Data section:
>> start

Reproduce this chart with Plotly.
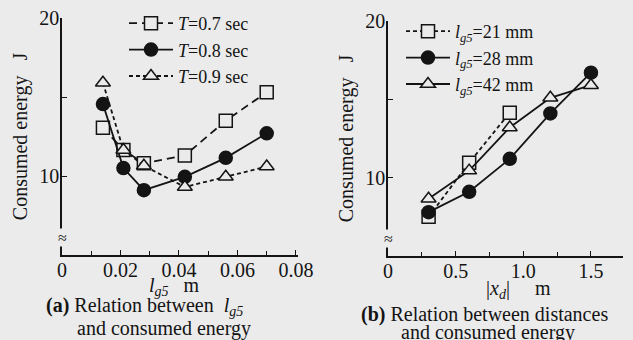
import plotly.graph_objects as go

# ---- data (a) ----
lg5_m = [0.014, 0.021, 0.028, 0.042, 0.056, 0.070]
e_T07 = [13.05, 11.65, 10.8, 11.3, 13.5, 15.3]
e_T08 = [14.55, 10.5, 9.1, 9.95, 11.15, 12.7]
e_T09 = [15.9, 11.65, 10.65, 9.3, 9.95, 10.6]

# ---- data (b) ----
xd_21 = [0.3, 0.6, 0.9]
e_21 = [7.5, 10.95, 14.15]
xd_28 = [0.3, 0.6, 0.9, 1.2, 1.5]
e_28 = [7.8, 9.1, 11.2, 14.1, 16.7]
xd_42 = [0.3, 0.6, 0.9, 1.2, 1.5]
e_42 = [8.65, 10.45, 13.2, 15.1, 15.9]

xa_tickvals = [0, 0.02, 0.04, 0.06, 0.08]
xa_ticktext = ["0", "0.02", "0.04", "0.06", "0.08"]
xb_tickvals = [0, 0.5, 1.0, 1.5]
xb_ticktext = ["0", "0.5", "1.0", "1.5"]
y_tickvals = [10, 20]
y_ticktext = ["10", "20"]

BG = "#ebebeb"
INK = "#141414"
FONT = "Liberation Serif"
W, H = 633, 340

fig = go.Figure()

def add(x, y, name, symbol, dash, xa, ya, legend):
    fig.add_trace(go.Scatter(
        x=x, y=y, name=name, mode="lines+markers",
        line=dict(color=INK, width=1.8, dash=dash),
        marker=dict(symbol=symbol, size=13, color=INK if symbol == "circle" else BG,
                    line=dict(color=INK, width=1.5)),
        xaxis=xa, yaxis=ya, legend=legend))

add(lg5_m, e_T07, "<i>T</i>=0.7 sec", "square", "8px,5px", "x", "y", "legend")
add(lg5_m, e_T08, "<i>T</i>=0.8 sec", "circle", "solid", "x", "y", "legend")
add(lg5_m, e_T09, "<i>T</i>=0.9 sec", "triangle-up", "4px,3px", "x", "y", "legend")

add(xd_21, e_21, "<i>l</i><sub><i>g5</i></sub>=21 mm", "square", "4px,3px", "x2", "y2", "legend2")
add(xd_28, e_28, "<i>l</i><sub><i>g5</i></sub>=28 mm", "circle", "solid", "x2", "y2", "legend2")
add(xd_42, e_42, "<i>l</i><sub><i>g5</i></sub>=42 mm", "triangle-up", "solid", "x2", "y2", "legend2")

axis_common = dict(showline=True, linecolor=INK, linewidth=1.6, showgrid=False,
                   zeroline=False, ticks="inside", tickcolor=INK, ticklen=5,
                   tickwidth=1.2, automargin=False,
                   tickfont=dict(family=FONT, size=20, color=INK))

ydom_a = [1 - 255 / H, 1 - 18 / H]
ydom_b = [1 - 256 / H, 1 - 21 / H]

fig.update_layout(
    width=W, height=H,
    margin=dict(l=0, r=0, t=0, b=0, pad=0),
    paper_bgcolor=BG, plot_bgcolor=BG,
    font=dict(family=FONT, color=INK, size=20),
    xaxis=dict(axis_common, domain=[62 / W, 298 / W], range=[0, 0.0807],
               tickvals=xa_tickvals, ticktext=xa_ticktext, ticklabelstandoff=-4,
               minor=dict(dtick=0.01, ticks="inside", ticklen=4, tickcolor=INK),
               anchor="y"),
    yaxis=dict(axis_common, domain=ydom_a, range=[5, 20],
               tickvals=y_tickvals, ticktext=y_ticktext, ticklabelstandoff=-3,
               minor=dict(tickvals=[15], ticks="inside", ticklen=5, tickcolor=INK),
               anchor="x",
               title=dict(text="Consumed energy   J", standoff=6,
                          font=dict(size=20))),
    xaxis2=dict(axis_common, domain=[388 / W, 623 / W], range=[0, 1.737],
                tickvals=xb_tickvals, ticktext=xb_ticktext, ticklabelstandoff=-4,
                minor=dict(dtick=0.25, ticks="inside", ticklen=4, tickcolor=INK),
                anchor="y2"),
    yaxis2=dict(axis_common, domain=ydom_b, range=[5, 20],
                tickvals=y_tickvals, ticktext=y_ticktext, ticklabelstandoff=-3,
                minor=dict(tickvals=[15], ticks="inside", ticklen=5, tickcolor=INK),
                anchor="x2",
                title=dict(text="Consumed energy   J", standoff=6,
                           font=dict(size=20))),
    legend=dict(x=124 / W, y=1 - 5 / H, xanchor="left", yanchor="top",
                bgcolor="rgba(0,0,0,0)", font=dict(size=18, family=FONT, color=INK),
                tracegroupgap=0, itemwidth=44),
    legend2=dict(x=401 / W, y=1 - 13 / H, xanchor="left", yanchor="top",
                 bgcolor="rgba(0,0,0,0)", font=dict(size=18, family=FONT, color=INK),
                 tracegroupgap=0, itemwidth=44),
    showlegend=True,
)

# axis titles (x) placed below the tick labels
x_titles = [
    ("<i>l</i><sub><i>g5</i></sub>   m", 174, 286),
    ("|<i>x<sub>d</sub></i>|     m", 518, 289),
]
for txt, px, py in x_titles:
    fig.add_annotation(x=px / W, y=1 - py / H, xref="paper", yref="paper",
                       text=txt, showarrow=False, xanchor="center", yanchor="middle",
                       font=dict(size=20, family=FONT, color=INK))

# axis-break marks
for xr, yr in (("x", "y"), ("x2", "y2")):
    fig.add_annotation(x=0, y=6.1, xref=xr, yref=yr, text="≈", showarrow=False,
                       font=dict(size=16, family=FONT, color=INK), bgcolor=BG,
                       borderpad=0)

# captions
captions = [
    ("<b>(a)</b> Relation between  <i>l</i><sub><i>g5</i></sub>", 144, 306),
    ("and consumed energy", 164, 328),
    ("<b>(b)</b> Relation between distances", 484, 314),
    ("and consumed energy", 488, 332),
]
for txt, px, py in captions:
    fig.add_annotation(x=px / W, y=1 - py / H, xref="paper", yref="paper",
                       text=txt, showarrow=False, xanchor="center", yanchor="middle",
                       font=dict(size=20, family=FONT, color=INK))

fig.write_html("out.html", config={"displayModeBar": False},
               post_script="document.body.style.margin='0';")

>> end

What to produce:
Print, exactly as written, the lines above from the first one to the one containing "ydom_b = [1 - 256 / H, 1 - 21 / H]". Leave out pictures.

Answer for this exercise:
Reproduce this chart with Plotly.
import plotly.graph_objects as go

# ---- data (a) ----
lg5_m = [0.014, 0.021, 0.028, 0.042, 0.056, 0.070]
e_T07 = [13.05, 11.65, 10.8, 11.3, 13.5, 15.3]
e_T08 = [14.55, 10.5, 9.1, 9.95, 11.15, 12.7]
e_T09 = [15.9, 11.65, 10.65, 9.3, 9.95, 10.6]

# ---- data (b) ----
xd_21 = [0.3, 0.6, 0.9]
e_21 = [7.5, 10.95, 14.15]
xd_28 = [0.3, 0.6, 0.9, 1.2, 1.5]
e_28 = [7.8, 9.1, 11.2, 14.1, 16.7]
xd_42 = [0.3, 0.6, 0.9, 1.2, 1.5]
e_42 = [8.65, 10.45, 13.2, 15.1, 15.9]

xa_tickvals = [0, 0.02, 0.04, 0.06, 0.08]
xa_ticktext = ["0", "0.02", "0.04", "0.06", "0.08"]
xb_tickvals = [0, 0.5, 1.0, 1.5]
xb_ticktext = ["0", "0.5", "1.0", "1.5"]
y_tickvals = [10, 20]
y_ticktext = ["10", "20"]

BG = "#ebebeb"
INK = "#141414"
FONT = "Liberation Serif"
W, H = 633, 340

fig = go.Figure()

def add(x, y, name, symbol, dash, xa, ya, legend):
    fig.add_trace(go.Scatter(
        x=x, y=y, name=name, mode="lines+markers",
        line=dict(color=INK, width=1.8, dash=dash),
        marker=dict(symbol=symbol, size=13, color=INK if symbol == "circle" else BG,
                    line=dict(color=INK, width=1.5)),
        xaxis=xa, yaxis=ya, legend=legend))

add(lg5_m, e_T07, "<i>T</i>=0.7 sec", "square", "8px,5px", "x", "y", "legend")
add(lg5_m, e_T08, "<i>T</i>=0.8 sec", "circle", "solid", "x", "y", "legend")
add(lg5_m, e_T09, "<i>T</i>=0.9 sec", "triangle-up", "4px,3px", "x", "y", "legend")

add(xd_21, e_21, "<i>l</i><sub><i>g5</i></sub>=21 mm", "square", "4px,3px", "x2", "y2", "legend2")
add(xd_28, e_28, "<i>l</i><sub><i>g5</i></sub>=28 mm", "circle", "solid", "x2", "y2", "legend2")
add(xd_42, e_42, "<i>l</i><sub><i>g5</i></sub>=42 mm", "triangle-up", "solid", "x2", "y2", "legend2")

axis_common = dict(showline=True, linecolor=INK, linewidth=1.6, showgrid=False,
                   zeroline=False, ticks="inside", tickcolor=INK, ticklen=5,
                   tickwidth=1.2, automargin=False,
                   tickfont=dict(family=FONT, size=20, color=INK))

ydom_a = [1 - 255 / H, 1 - 18 / H]
ydom_b = [1 - 256 / H, 1 - 21 / H]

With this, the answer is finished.